Repeat every line exactly, keeping the pictures out of the copy.

── Provided data

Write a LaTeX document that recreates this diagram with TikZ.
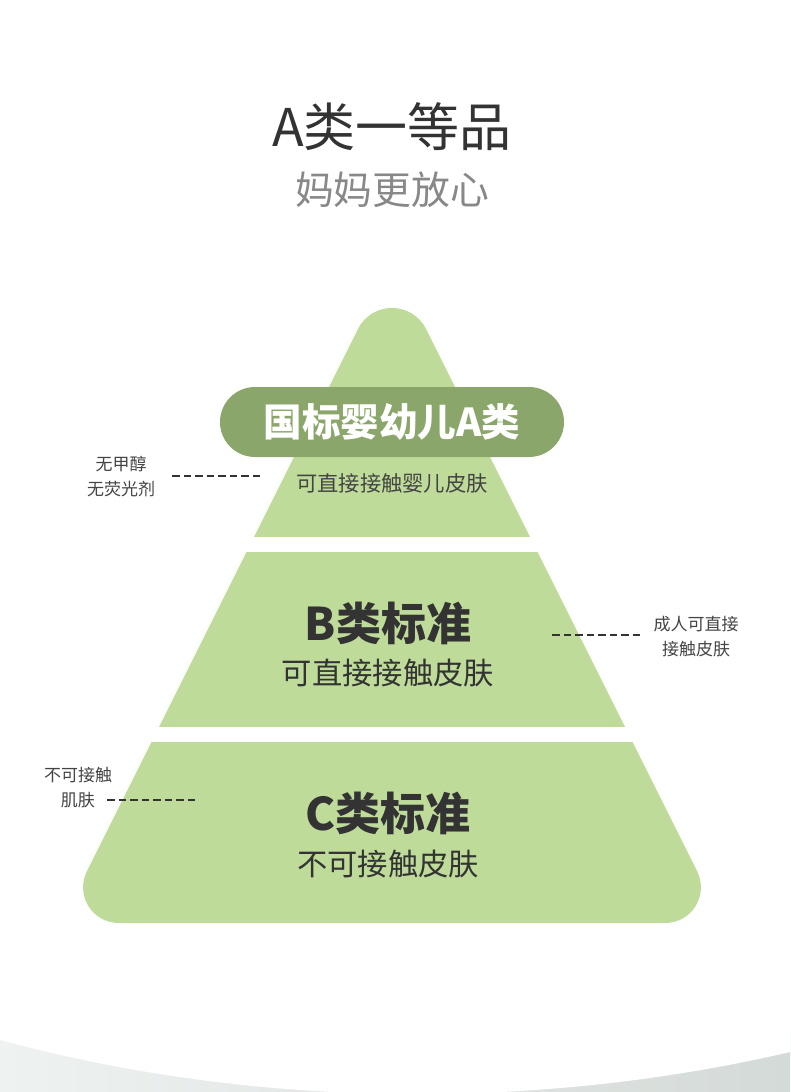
\documentclass[tikz,border=0pt]{standalone}
\usepackage{fontspec}
\newfontfamily\cjk{Noto Sans CJK SC}
\definecolor{pyrgreen}{RGB}{191,219,154}
\definecolor{pillgreen}{RGB}{139,166,106}
\definecolor{txtdark}{RGB}{51,51,51}
\definecolor{txtgray}{RGB}{136,136,136}
\definecolor{sidegray}{RGB}{68,68,68}
\tikzset{
  fs/.style={font=\cjk\fontsize{#1}{#1}\selectfont},
  lbl/.style={inner sep=0pt, align=center},
  dashline/.style={draw=txtdark, line width=1.5pt, dash pattern=on 7.5pt off 4pt},
}
\begin{document}
\begin{tikzpicture}[x=1pt,y=-1pt]
\useasboundingbox (0,0) rectangle (790,1092);
\fill[white] (0,0) rectangle (790,1092);
% bottom backdrop
\shade[left color={rgb,255:red,238;green,242;blue,240}, right color={rgb,255:red,212;green,218;blue,215}] (0,1030) rectangle (790,1092);
\fill[white] (0,1030) -- (0,1040) .. controls (260,1110) and (540,1110) .. (790,1052) -- (790,1030) -- cycle;
% pyramid
\fill[pyrgreen] (358,329) .. controls (372,301) and (412,301) .. (426,329) -- (697,871) .. controls (709,895) and (692,923) .. (665,923) -- (119,923) .. controls (92,923) and (75,895) .. (87,871) -- cycle;
\fill[white] (0,537) rectangle (790,552);
\fill[white] (0,727) rectangle (790,742);
% pill
\fill[pillgreen, rounded corners=35pt] (220,387) rectangle (564,457);
% titles
\node[lbl, fs=52, text=txtdark] (title) at (392,127) {A类一等品};
\node[lbl, fs=38.8, text=txtgray] (subtitle) at (392,190) {妈妈更放心};
% tier A
\node[lbl, fs=38.5, text=white] (tierA) at (392,422) {\bfseries 国标婴幼儿A类};
\node[lbl, fs=21.3, text=sidegray] (descA) at (392,483) {可直接接触婴儿皮肤};
% tier B
\node[lbl, fs=45, text=txtdark] (tierB) at (388,623) {\bfseries B类标准};
\node[lbl, fs=30.3, text=txtdark] (descB) at (388,673) {可直接接触皮肤};
% tier C
\node[lbl, fs=45, text=txtdark] (tierC) at (388,813) {\bfseries C类标准};
\node[lbl, fs=30.3, text=txtdark] (descC) at (388,864) {不可接触皮肤};
% side notes
\node[lbl, fs=17, text=sidegray] (noteA) at (121,476) {无甲醇\\[8pt]无荧光剂};
\node[lbl, fs=17, text=sidegray] (noteB) at (696,637) {成人可直接\\[8pt]接触皮肤};
\node[lbl, fs=17, text=sidegray] (noteC) at (78,788) {不可接触\\[8pt]肌肤};
\coordinate (dA1) at (172,476); \coordinate (dA2) at (260.5,476);
\coordinate (dB1) at (552,635); \coordinate (dB2) at (640.5,635);
\coordinate (dC1) at (107,800); \coordinate (dC2) at (195.5,800);
\draw[dashline] (dA1) -- (dA2);
\draw[dashline] (dB1) -- (dB2);
\draw[dashline] (dC1) -- (dC2);
\end{tikzpicture}
\end{document}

────

Final result:
Write a LaTeX document that recreates this diagram with TikZ.
\documentclass[tikz,border=0pt]{standalone}
\usepackage{fontspec}
\newfontfamily\cjk{Noto Sans CJK SC}
\definecolor{pyrgreen}{RGB}{191,219,154}
\definecolor{pillgreen}{RGB}{139,166,106}
\definecolor{txtdark}{RGB}{51,51,51}
\definecolor{txtgray}{RGB}{136,136,136}
\definecolor{sidegray}{RGB}{68,68,68}
\tikzset{
  fs/.style={font=\cjk\fontsize{#1}{#1}\selectfont},
  lbl/.style={inner sep=0pt, align=center},
  dashline/.style={draw=txtdark, line width=1.5pt, dash pattern=on 7.5pt off 4pt},
}
\begin{document}
\begin{tikzpicture}[x=1pt,y=-1pt]
\useasboundingbox (0,0) rectangle (790,1092);
\fill[white] (0,0) rectangle (790,1092);
% bottom backdrop
\shade[left color={rgb,255:red,238;green,242;blue,240}, right color={rgb,255:red,212;green,218;blue,215}] (0,1030) rectangle (790,1092);
\fill[white] (0,1030) -- (0,1040) .. controls (260,1110) and (540,1110) .. (790,1052) -- (790,1030) -- cycle;
% pyramid
\fill[pyrgreen] (358,329) .. controls (372,301) and (412,301) .. (426,329) -- (697,871) .. controls (709,895) and (692,923) .. (665,923) -- (119,923) .. controls (92,923) and (75,895) .. (87,871) -- cycle;
\fill[white] (0,537) rectangle (790,552);
\fill[white] (0,727) rectangle (790,742);
% pill
\fill[pillgreen, rounded corners=35pt] (220,387) rectangle (564,457);
% titles
\node[lbl, fs=52, text=txtdark] (title) at (392,127) {A类一等品};
\node[lbl, fs=38.8, text=txtgray] (subtitle) at (392,190) {妈妈更放心};
% tier A
\node[lbl, fs=38.5, text=white] (tierA) at (392,422) {\bfseries 国标婴幼儿A类};
\node[lbl, fs=21.3, text=sidegray] (descA) at (392,483) {可直接接触婴儿皮肤};
% tier B
\node[lbl, fs=45, text=txtdark] (tierB) at (388,623) {\bfseries B类标准};
\node[lbl, fs=30.3, text=txtdark] (descB) at (388,673) {可直接接触皮肤};
% tier C
\node[lbl, fs=45, text=txtdark] (tierC) at (388,813) {\bfseries C类标准};
\node[lbl, fs=30.3, text=txtdark] (descC) at (388,864) {不可接触皮肤};
% side notes
\node[lbl, fs=17, text=sidegray] (noteA) at (121,476) {无甲醇\\[8pt]无荧光剂};
\node[lbl, fs=17, text=sidegray] (noteB) at (696,637) {成人可直接\\[8pt]接触皮肤};
\node[lbl, fs=17, text=sidegray] (noteC) at (78,788) {不可接触\\[8pt]肌肤};
\coordinate (dA1) at (172,476); \coordinate (dA2) at (260.5,476);
\coordinate (dB1) at (552,635); \coordinate (dB2) at (640.5,635);
\coordinate (dC1) at (107,800); \coordinate (dC2) at (195.5,800);
\draw[dashline] (dA1) -- (dA2);
\draw[dashline] (dB1) -- (dB2);
\draw[dashline] (dC1) -- (dC2);
\end{tikzpicture}
\end{document}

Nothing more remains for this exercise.